Dundee protestor Chris Charlton said: "One thing Scotland has going for it is the amount of natural land and the possibilities to use that, like ecotourism, going forward.

"If we can show off this amazing wildlife then hopefully we can use that as a push for climate change and a way to protect our nature and wildlife."

'My generation made a mess and my daughter will suffer'

Freya Bowes was at the Aberdeen protest with her 10-year-old daughter Brogan, who had a bee painted on one cheek and the word "kind" on the other.

Freya said: "I am here because my generation and the generation before me made a mess - my child and her children are going to suffer.

"We need to make a change now, we are not going to be quiet.

"I have always tried to do my best but that's not enough any more. I am proud of Aberdeen today."

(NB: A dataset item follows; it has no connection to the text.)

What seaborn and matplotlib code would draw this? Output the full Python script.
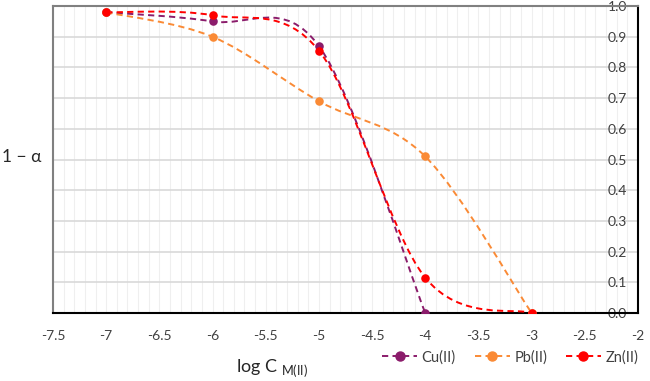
import numpy as np
import pandas as pd
import matplotlib
matplotlib.use("Agg")
import matplotlib.pyplot as plt
from matplotlib.path import Path
from matplotlib.patches import PathPatch
from matplotlib.lines import Line2D
from matplotlib.ticker import MultipleLocator, FuncFormatter
import seaborn as sns

# data
log_c = [-7, -6, -5, -4, -3]
cu = [0.98, 0.95, 0.87, 0.0]
pb = [0.98, 0.90, 0.69, 0.51, 0.0]
zn = [0.98, 0.97, 0.855, 0.115, 0.0]
series_names = ["Cu(II)", "Pb(II)", "Zn(II)"]
series_colors = ["#8B1C6B", "#FA8A35", "#FF0000"]

rows = []
for name, vals in zip(series_names, [cu, pb, zn]):
    for x, y in zip(log_c, vals):
        rows.append({"logC": x, "frac": y, "metal": name})
df = pd.DataFrame(rows)

sns.set_style("white")
plt.rcParams["font.family"] = ["Lato", "DejaVu Sans"]
plt.rcParams["mathtext.fontset"] = "custom"
plt.rcParams["mathtext.rm"] = "Lato"


def smooth_path(xs, ys):
    # Excel-like smoothed line: Catmull-Rom converted to cubic bezier segments
    pts = np.column_stack([xs, ys]).astype(float)
    n = len(pts)
    verts = [pts[0]]
    codes = [Path.MOVETO]
    for i in range(n - 1):
        p0 = pts[max(i - 1, 0)]
        p1 = pts[i]
        p2 = pts[i + 1]
        p3 = pts[min(i + 2, n - 1)]
        c1 = p1 + (p2 - p0) / 6
        c2 = p2 - (p3 - p1) / 6
        verts += [c1, c2, p2]
        codes += [Path.CURVE4] * 3
    return Path(verts, codes)


fig = plt.figure(figsize=(6.5, 3.81), dpi=100)
ax = fig.add_axes([0.0815, 0.1785, 0.9, 0.8055])

for name, color in zip(series_names, series_colors):
    sub = df[df["metal"] == name]
    patch = PathPatch(smooth_path(sub["logC"], sub["frac"]), fill=False,
                      edgecolor=color, lw=1.4, linestyle=(0, (3.2, 2.2)), zorder=3)
    ax.add_patch(patch)
    sns.scatterplot(data=sub, x="logC", y="frac", color=color, s=38,
                    edgecolor=color, linewidth=0, ax=ax, zorder=4, legend=False)

ax.set_xlim(-7.5, -2)
ax.set_ylim(0, 1.0)
ax.xaxis.set_major_locator(MultipleLocator(0.5))
ax.xaxis.set_minor_locator(MultipleLocator(0.1))
ax.yaxis.set_major_locator(MultipleLocator(0.1))
ax.xaxis.set_major_formatter(FuncFormatter(lambda v, p: f"{v:g}"))
ax.yaxis.set_major_formatter(FuncFormatter(lambda v, p: f"{abs(v):.1f}"))

ax.grid(axis="x", which="both", color="#efefef", lw=0.8)
ax.grid(axis="y", which="major", color="#d9d9d9", lw=1.2)
ax.set_axisbelow(True)

ax.yaxis.tick_right()
ax.tick_params(axis="y", length=0, pad=-8, labelsize=10, labelcolor="#404040")
for lab in ax.get_yticklabels():
    lab.set_horizontalalignment("right")
ax.tick_params(axis="x", which="both", length=0, pad=12, labelsize=10, labelcolor="#404040")

for side in ["top", "left"]:
    ax.spines[side].set_color("#808080")
    ax.spines[side].set_linewidth(1.5)
for side in ["bottom", "right"]:
    ax.spines[side].set_color("black")
    ax.spines[side].set_linewidth(1.5)

ax.set_xlabel(r"log C $_{\mathregular{M(II)}}$", fontsize=13, color="#262626")
ax.xaxis.set_label_coords(0.374, -0.145)
ax.yaxis.set_label_position("left")
ax.set_ylabel("1 − α", rotation=0, fontsize=12.5, color="#262626",
              ha="center", va="center")
ax.yaxis.set_label_coords(-0.054, 0.508)

handles = [Line2D([0], [0], color=c, lw=1.4, linestyle=(0, (3.2, 2.2)),
                  marker="o", markersize=6.5) for c in series_colors]
fig.legend(handles, series_names, loc="center", bbox_to_anchor=(0.785, 0.062),
           ncol=3, frameon=False, fontsize=10.5, handlelength=2.4,
           columnspacing=1.3, handletextpad=0.3, labelcolor="#404040")

fig.savefig("out.png", dpi=100)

Brogan, who was holding stuffed toy animals to show her love of wildlife, said: "I wanted to be here to help save the planet."

'Greta Thunberg is an inspiration'

Also at Marischal College for the Aberdeen protest was schoolgirl Petra Bodig, 16, who said: "A lot of people think teenagers do not have a voice - but Greta Thunberg has changed that. She's an inspiration.

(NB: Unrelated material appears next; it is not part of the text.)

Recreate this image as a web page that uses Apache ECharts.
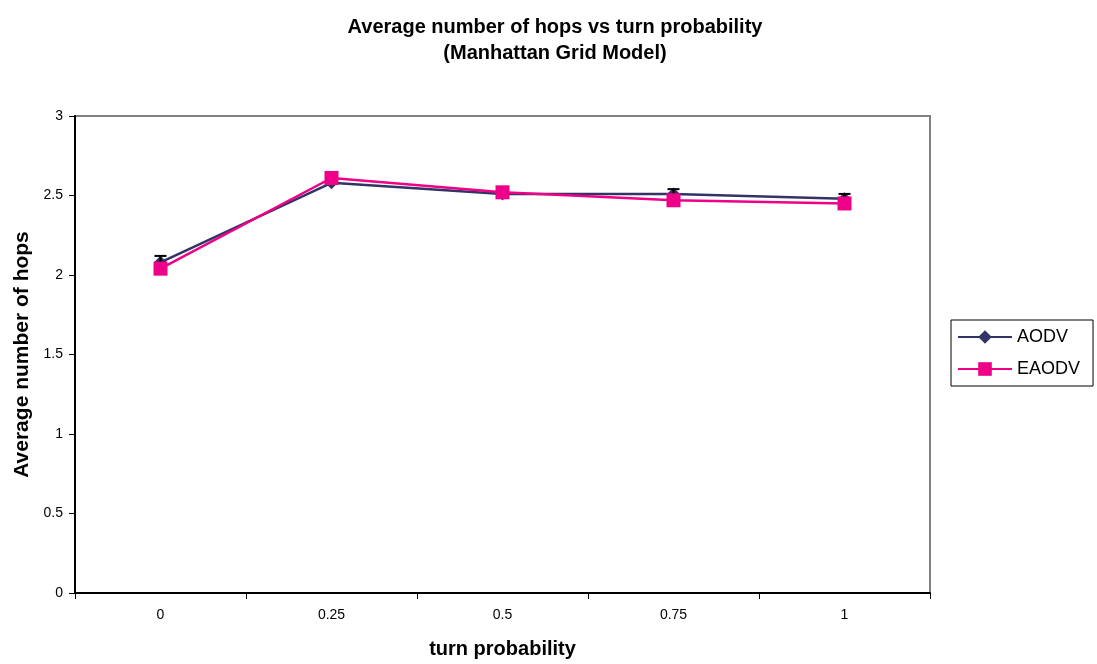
<!DOCTYPE html>
<html>
<head>
<meta charset="utf-8">
<script src="https://cdn.jsdelivr.net/npm/echarts@6/dist/echarts.min.js"></script>
<style>
  html, body { margin: 0; padding: 0; background: #fff; }
  #chart { width: 1097px; height: 664px; }
</style>
</head>
<body>
<div id="chart"></div>
<script>
// Turn probability categories and measured average hop counts
const categories = ['0', '0.25', '0.5', '0.75', '1'];
const aodv = [2.08, 2.58, 2.51, 2.51, 2.48];
const eaodv = [2.04, 2.61, 2.52, 2.47, 2.45];
// Half-width of the AODV error bars
const aodvErr = [0.04, 0.01, 0.01, 0.03, 0.03];

const FONT = 'Liberation Sans, Arial, sans-serif';
const chart = echarts.init(document.getElementById('chart'));

const errData = categories.map((c, i) => [i, aodv[i] - aodvErr[i], aodv[i] + aodvErr[i]]);

chart.setOption({
  animation: false,
  backgroundColor: '#ffffff',
  title: {
    text: 'Average number of hops vs turn probability\n(Manhattan Grid Model)',
    left: 550,
    textAlign: 'center',
    top: 9,
    textStyle: {
      fontFamily: FONT,
      fontSize: 20,
      fontWeight: 'bold',
      color: '#000',
      lineHeight: 26
    }
  },
  legend: {
    orient: 'vertical',
    left: 951,
    top: 320,
    padding: [8, 13, 8, 6],
    itemGap: 14,
    itemWidth: 54,
    itemHeight: 17,
    borderColor: '#000',
    borderWidth: 1,
    backgroundColor: '#fff',
    textStyle: {
      fontFamily: FONT,
      fontSize: 18,
      color: '#000'
    },
    data: ['AODV', 'EAODV']
  },
  grid: {
    left: 75,
    right: 167,
    top: 116,
    bottom: 71,
    show: true,
    borderColor: '#808080',
    borderWidth: 2,
    backgroundColor: '#fff'
  },
  xAxis: {
    type: 'category',
    data: categories,
    boundaryGap: true,
    name: 'turn probability',
    nameLocation: 'middle',
    nameGap: 46,
    nameTextStyle: {
      fontFamily: FONT,
      fontSize: 20,
      fontWeight: 'bold',
      color: '#000'
    },
    axisLine: { lineStyle: { color: '#000', width: 2 } },
    axisTick: { show: true, inside: false, length: 6, lineStyle: { color: '#000' } },
    axisLabel: {
      fontFamily: FONT,
      fontSize: 14,
      color: '#000',
      margin: 15
    },
    splitLine: { show: false }
  },
  yAxis: {
    type: 'value',
    min: 0,
    max: 3,
    interval: 0.5,
    name: 'Average number of hops',
    nameLocation: 'middle',
    nameGap: 42,
    nameRotate: 90,
    nameTextStyle: {
      fontFamily: FONT,
      fontSize: 21,
      fontWeight: 'bold',
      color: '#000'
    },
    axisLine: { show: true, lineStyle: { color: '#000', width: 2 } },
    axisTick: { show: true, inside: false, length: 6, lineStyle: { color: '#000' } },
    axisLabel: {
      fontFamily: FONT,
      fontSize: 14,
      color: '#000',
      margin: 12
    },
    splitLine: { show: false }
  },
  series: [
    {
      name: 'AODV',
      type: 'line',
      data: aodv,
      symbol: 'diamond',
      symbolSize: 13,
      color: '#333366',
      lineStyle: { width: 2.5, color: '#333366' },
      itemStyle: { color: '#333366' },
      z: 2
    },
    {
      name: 'AODV error',
      type: 'custom',
      data: errData,
      z: 3,
      silent: true,
      renderItem: function (params, api) {
        const top = api.coord([api.value(0), api.value(2)]);
        const bot = api.coord([api.value(0), api.value(1)]);
        const s = { stroke: '#000', lineWidth: 2 };
        return {
          type: 'group',
          children: [
            { type: 'line', shape: { x1: top[0], y1: top[1], x2: bot[0], y2: bot[1] }, style: s },
            { type: 'line', shape: { x1: top[0] - 6, y1: top[1], x2: top[0] + 6, y2: top[1] }, style: s }
          ]
        };
      }
    },
    {
      name: 'EAODV',
      type: 'line',
      data: eaodv,
      symbol: 'rect',
      symbolSize: 14,
      color: '#ee0088',
      lineStyle: { width: 2.5, color: '#ee0088' },
      itemStyle: { color: '#ee0088' },
      z: 4
    }
  ]
});
</script>
</body>
</html>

"It's my future - but also the future of my children. Coming here will make a difference.

"I do not use plastic water bottles any more. I use metal water bottles. Just try to cut out plastic in general."

'We need to join together and work together'

Dumfries protest organiser Lizzie Parsons said it was important for people to change their own individual habits to reduce their environmental impact - but wider action is needed to make a real difference.

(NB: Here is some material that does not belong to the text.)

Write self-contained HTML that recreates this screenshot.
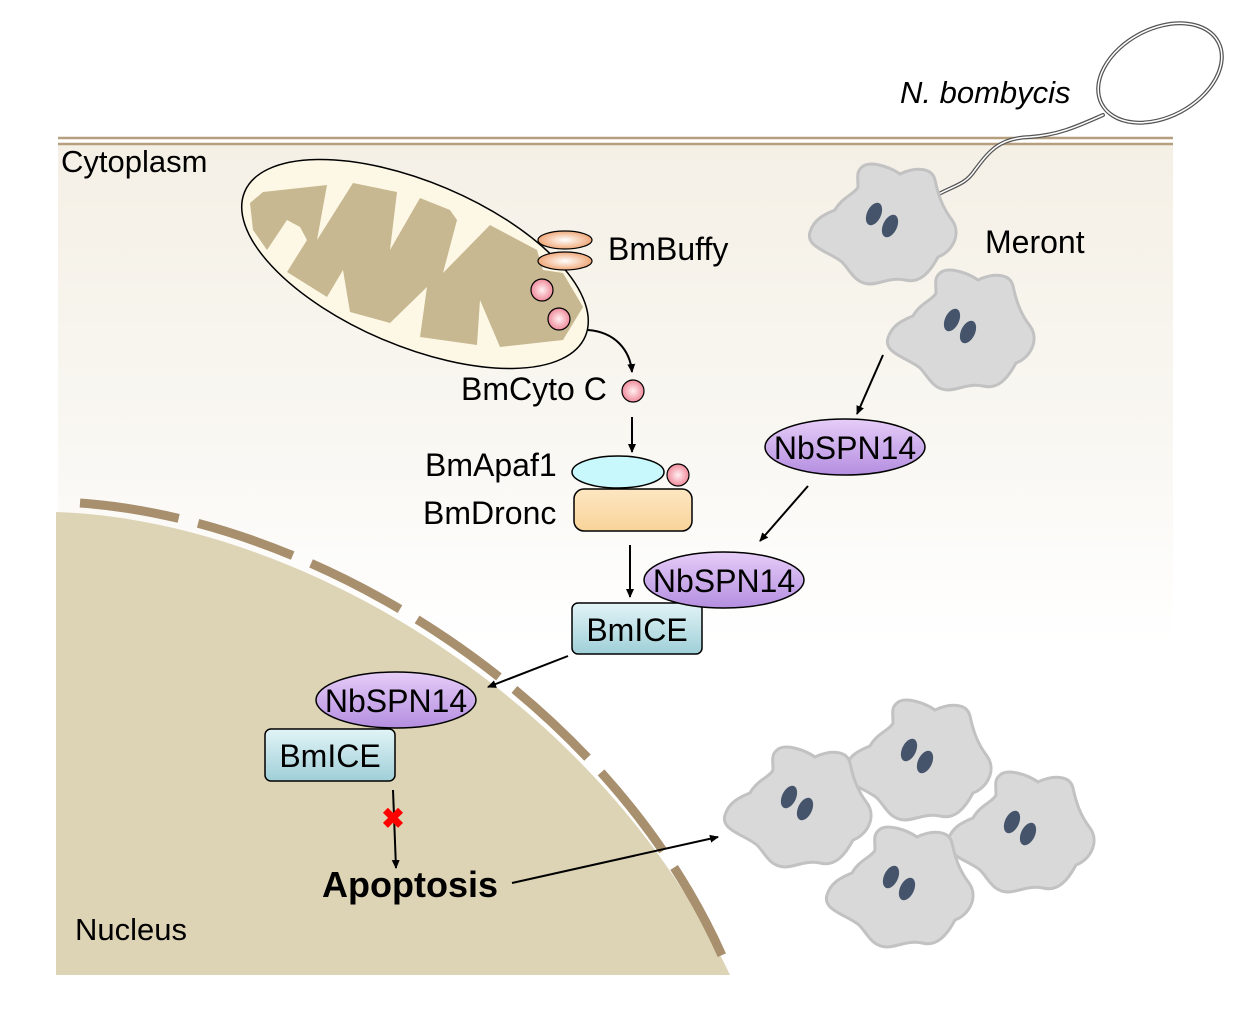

She said: "You can give up your car or eat less meat or become vegetarian and get political or join up with your community.

"It is too late for just individual action - we need to join up together and work together on this."

'I have a nice life without driving'

Colin James said he had been joined by people from all walks of life and of all ages at the Dumfries protest.

He said: "Transport is the one sector of the economy that contributes more than anything else to climate change. I don't drive at all - I have never learned to drive - and I still live a very pleasant life.

"You can just find things to do locally. I feel people have this real urge to just go and drive everywhere."

'Eating less meat is an easy change'

Mela Adela, a student from from Poland, was among the climate campaigners who gathered at Kelvingrove Park in Glasgow.

She said: "I'm not a big believer in recycling because I don't think we have enough resources to contain the waste we produce. However, eating less meat is an easy way to immediately reduce climate change."

'I'm taking a bus not a plane'

Sally Swadel and Linda McLaughlin said they went to the Glasgow protest because they were worried about the impact of climate change on future generations, and urged people to change their transport habits.

Linda, a writer and actress, said: "We could fly less. It's the most difficult thing but it's a big thing you can do. I'm going to Cornwall later this year and it looks like I'll be taking a bus - you have to make sacrifices."

'Get involved and play your part'

Climate change activist Neil MacPherson said he was at Kelvingrove to "help promote the cause" and called on people across the country to "get involved, join a campaign - just play your part".

'Stop the destruction of the Amazon'

Martha Spence, 16, from Fortrose, was at the Inverness protest after being inspired by teenage Swedish environmental activist Greta Thunberg.

Martha said: "I think she is incredible. She has made a whole generation of people more willing to stand up for ourselves and say we need to change something.

"Without her confidence and her influence I would have never been interested in climate change.

"I don't eat meat any more and I think even cutting down on meat once or twice a week would help the environment. Meat production is one of the main reasons for the destruction of the Amazon rainforest and rainforests worldwide."

'My brother asked me why I wasn't going to school today'

Iona Henderson, 17, also from Fortrose, said she wanted to see young people educated on climate change, starting from primary school.

She said: "My brother asked me this morning 'why are you striking, why are you not going to school?' and I explained to him I was striking for the climate and that I was worried about climate change."

'Big business isn't doing anything'

Lily Schiller Chat Wood, 13, joined more than 10,000 protestors in Edinburgh.

She said she had come because: "Our planet needs us to care. Big businesses and corporations aren't doing anything, so it's up to us."

'There is no hope unless we act'

Bruna Leitao, 12, also from Edinburgh, said she felt she had no choice but to join the protest in the city.

She said: "People say there is hope but there isn't unless you do something.

"The reality of picking up the water bottle won't do anything. It's big companies that need to stop ruining our planet."